Essential Steps to a Leaner Supply Chain

Essential Steps to a Leaner Supply Chain

A leaner supply chain should be the goal of every business that relies on suppliers and shipping to customers. B2B and B2C brands alike need to ensure that every link in their supply chain is tested, checked, and constantly evaluated to ensure a lack of waste. That means energy, finance, and space waste all need to be addressed. The leaner a supply chain, the more efficient an organization, and that means a more profitable business model. The goal should be to systematically design your supply chain and then ensure that it is managed as effectively as possible. Here are the essential steps that you need to take if you want your supply chain to be a major contributor to brand success.

Eliminating Waste

All supply chains, no matter how complex, need to ensure a constant, uninterrupted flow of products, often in multiple directions. There are some key areas of waste that threaten the efficiency of a supply chain, and each one needs to be addressed if the goal is to create a leaner and more profitable supply process. System complexity can be one of the most overlooked causes of waste, with unnecessary steps alongside processes that are confusing. Both cause workflow disruptions. Systems need to be more streamlined, but you should also pay attention to:

  • Lead Time: Excessive wait times will halt workflow and ensure that clients are left waiting or that manufacturing teams lack the materials and products that they need.
  • Transport: Shipping containers and trucks that have empty space in them are wasting money and time in the same way that the unnecessary transportation of products is. Look at only using shipping firms that maximize space potential. Those that use load boards are the best solution for supply chain efficiency. 
  • Excessive Inventory: Goods or raw materials left in storage are eating up your budget. Ensure that inactive goods are kept to a minimum.
  • Packaging: Excessive or inappropriate packaging will lead to damaged products, reducing supply chain efficiency and driving up costs.
  • The Human Factor: This is any human output that isn’t providing value. Ensure that every person that is a link in your supply chain is working as efficiently as possible and has access to all of the resources that they need.

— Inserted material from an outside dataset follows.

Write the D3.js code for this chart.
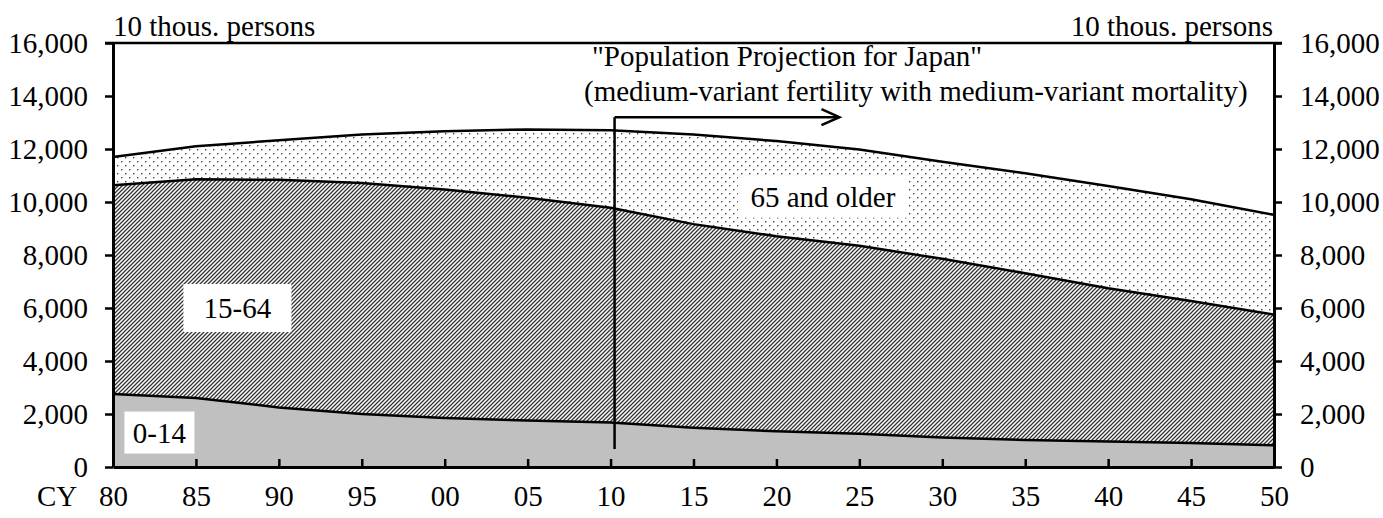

In recent years, energy waste has also become a waste factor. Eliminating energy waste in your supply chain isn’t just good financial sense. It’s also great news for your marketing and sales teams. Clients are looking for sustainable brands, and reducing energy waste is now a selling point.

Using Technology for a Leaner Supply Chain

More companies are using advanced technology to manage and monitor their supply chains than ever, and for good reasons. Advances like cloud tech, machine learning, and automated accounting have all made it significantly easier to monitor supply chain movement and make adjustments in real-time. Omni-channel fulfillment no longer has to be the complex and costly process that it used to be, with RFID technology alone is making it a simple matter to track every shipment in real-time. This level of transparency is vital for a leaner supply chain and just one of the ways that technology can be used to boost efficiency. Supply Chain Management software, Customer Relationship Management platforms, and Yard Management Solutions can all be integrated using cloud tech, meaning that even the most complex supply chain management system is significantly easier. Brands that are still using the same supply chain monitoring that they were using a decade ago have fallen behind and need to update as quickly as possible.

Total Cost Management

The end goal of any supply chain overhaul is to reduce costs while improving product delivery reliability. The best way to achieve this dual-target is to look at every link in the supply chain and make decisions that will allow you to meet expectations at the lowest cost possible. If one link in the chain is benefitting from your supply system at the expense of another link, then it’s time to start looking at alternative options. When those links can work together in a mutually beneficial way, then costs will come down, and workflow will become smoother. Every partner in the supply chain needs to share the financial and operational benefits of being more integrated. 

Transparent Customer Usage

It’s common sense that the entire purpose of the supply chain is to ensure that the end customer gets what they need when they need it. Supply chain flow is always going to be dependent on customer usage. For that reason alone, end-customer usage must be visible to every link in your supply chain. That’s because when every person and system in your supply chain is focused on that customer usage, the setting of the supply chain pace can be set to maximum. Every link that slows down the pace or threatens to negatively impact the usage at the far end of the chain should be reevaluated. 

Optimizing Velocity

If you want to increase the velocity of your supply chain, then smaller and more frequent shipments are often the first option that managers consider. The problem is that companies that try this method often lose more than they gain because they do not adjust their shipping options. Shipping containers leave factories half-full in the name of speed, dramatically affecting profit potential and causing excessive waste. While moving location isn’t always an option, other elements can be introduced into your supply chain that will dramatically improve supply chain velocity. Automation is becoming much more common to see in supply chains and factories alike, with predictive analysis and the growth of the IoT all contributing to increased speeds in supply chain management.

Every company that sits within a supply chain or at either end of one needs to ensure that transparency and waste monitoring are at the forefront of every decision that’s made. As modern consumers expect more than ever from the brands that they buy from, every link in the supply chain needs to be as lean, transparent, and as sustainable as possible. The good news is that for every improvement that you make in your supply chain, the potential to increase product sales only grows.